··· Collected data
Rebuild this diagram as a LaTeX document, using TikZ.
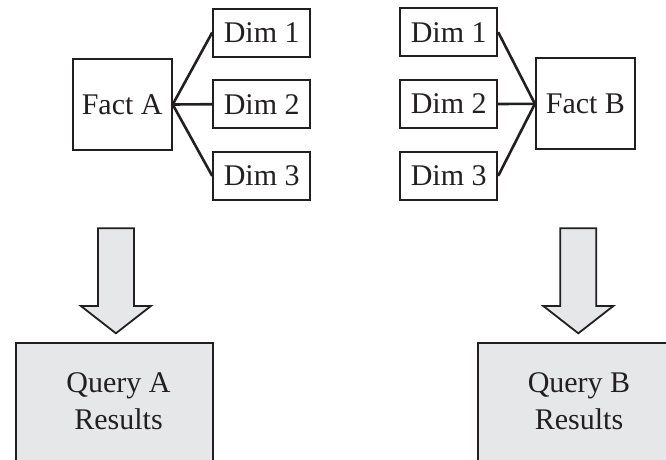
\documentclass[tikz,border=0pt]{standalone}
\usepackage{fontspec}
\setmainfont{Liberation Serif}
\definecolor{panelgray}{HTML}{E6E7E8}
\definecolor{inkline}{HTML}{231F20}
\begin{document}
\begin{tikzpicture}[x=1pt,y=-1pt,
  every node/.style={font=\fontsize{30}{37}\selectfont, text=inkline, inner sep=0pt},
  factbox/.style={draw=inkline, line width=2pt, minimum width=99pt, minimum height=91pt},
  dimbox/.style={draw=inkline, line width=2pt, minimum width=97pt, minimum height=48pt},
  link/.style={draw=inkline, line width=2.6pt},
  bigarrow/.style={draw=inkline, fill=panelgray, line width=1.8pt, line join=miter},
  resultbox/.style={draw=inkline, fill=panelgray, line width=2pt}]
\useasboundingbox (0,0) rectangle (666,459);
\clip (0,0) rectangle (666,459);

% left star schema
\node[factbox] (factA) at (122.2,104.5) {Fact A};
\node[dimbox] (dimA1) at (261.7,32.5) {Dim 1};
\node[dimbox] (dimA2) at (261.7,104.2) {Dim 2};
\node[dimbox] (dimA3) at (261.7,175.9) {Dim 3};
\foreach \d in {dimA1,dimA2,dimA3} \draw[link] (factA.east) -- (\d.west);

% right star schema
\node[factbox] (factB) at (585.4,103.8) {Fact B};
\node[dimbox] (dimB1) at (448.7,32.2) {Dim 1};
\node[dimbox] (dimB2) at (448.7,104) {Dim 2};
\node[dimbox] (dimB3) at (448.7,175.9) {Dim 3};
\foreach \d in {dimB1,dimB2,dimB3} \draw[link] (factB.west) -- (\d.east);

% block arrows leading to the result panels
\coordinate (arrA) at (115.9,228.3);
\coordinate (arrB) at (578.3,228.3);
\foreach \a in {arrA,arrB}
  \draw[bigarrow] (\a) ++(-18,0) -- ++(36,0) -- ++(0,77.7) -- ++(17,0)
    -- ++(-35,27.3) -- ++(-35,-27.3) -- ++(17,0) -- cycle;

% result panels, running past the lower edge
\draw[resultbox] (15.7,343.3) rectangle (213.3,480);
\draw[resultbox] (478.3,343.3) rectangle (676,480);
\node[align=center] (resA) at (118.5,401) {Query A\\Results};
\node[align=center] (resB) at (579,401) {Query B\\Results};
\end{tikzpicture}
\end{document}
······
Work instructions: With the pictures left out, restate word for word every line of the data above, from the first down to the line that contains "(factB.west) -- (\d.east);".

Answer for the task:
Rebuild this diagram as a LaTeX document, using TikZ.
\documentclass[tikz,border=0pt]{standalone}
\usepackage{fontspec}
\setmainfont{Liberation Serif}
\definecolor{panelgray}{HTML}{E6E7E8}
\definecolor{inkline}{HTML}{231F20}
\begin{document}
\begin{tikzpicture}[x=1pt,y=-1pt,
  every node/.style={font=\fontsize{30}{37}\selectfont, text=inkline, inner sep=0pt},
  factbox/.style={draw=inkline, line width=2pt, minimum width=99pt, minimum height=91pt},
  dimbox/.style={draw=inkline, line width=2pt, minimum width=97pt, minimum height=48pt},
  link/.style={draw=inkline, line width=2.6pt},
  bigarrow/.style={draw=inkline, fill=panelgray, line width=1.8pt, line join=miter},
  resultbox/.style={draw=inkline, fill=panelgray, line width=2pt}]
\useasboundingbox (0,0) rectangle (666,459);
\clip (0,0) rectangle (666,459);

% left star schema
\node[factbox] (factA) at (122.2,104.5) {Fact A};
\node[dimbox] (dimA1) at (261.7,32.5) {Dim 1};
\node[dimbox] (dimA2) at (261.7,104.2) {Dim 2};
\node[dimbox] (dimA3) at (261.7,175.9) {Dim 3};
\foreach \d in {dimA1,dimA2,dimA3} \draw[link] (factA.east) -- (\d.west);

% right star schema
\node[factbox] (factB) at (585.4,103.8) {Fact B};
\node[dimbox] (dimB1) at (448.7,32.2) {Dim 1};
\node[dimbox] (dimB2) at (448.7,104) {Dim 2};
\node[dimbox] (dimB3) at (448.7,175.9) {Dim 3};
\foreach \d in {dimB1,dimB2,dimB3} \draw[link] (factB.west) -- (\d.east);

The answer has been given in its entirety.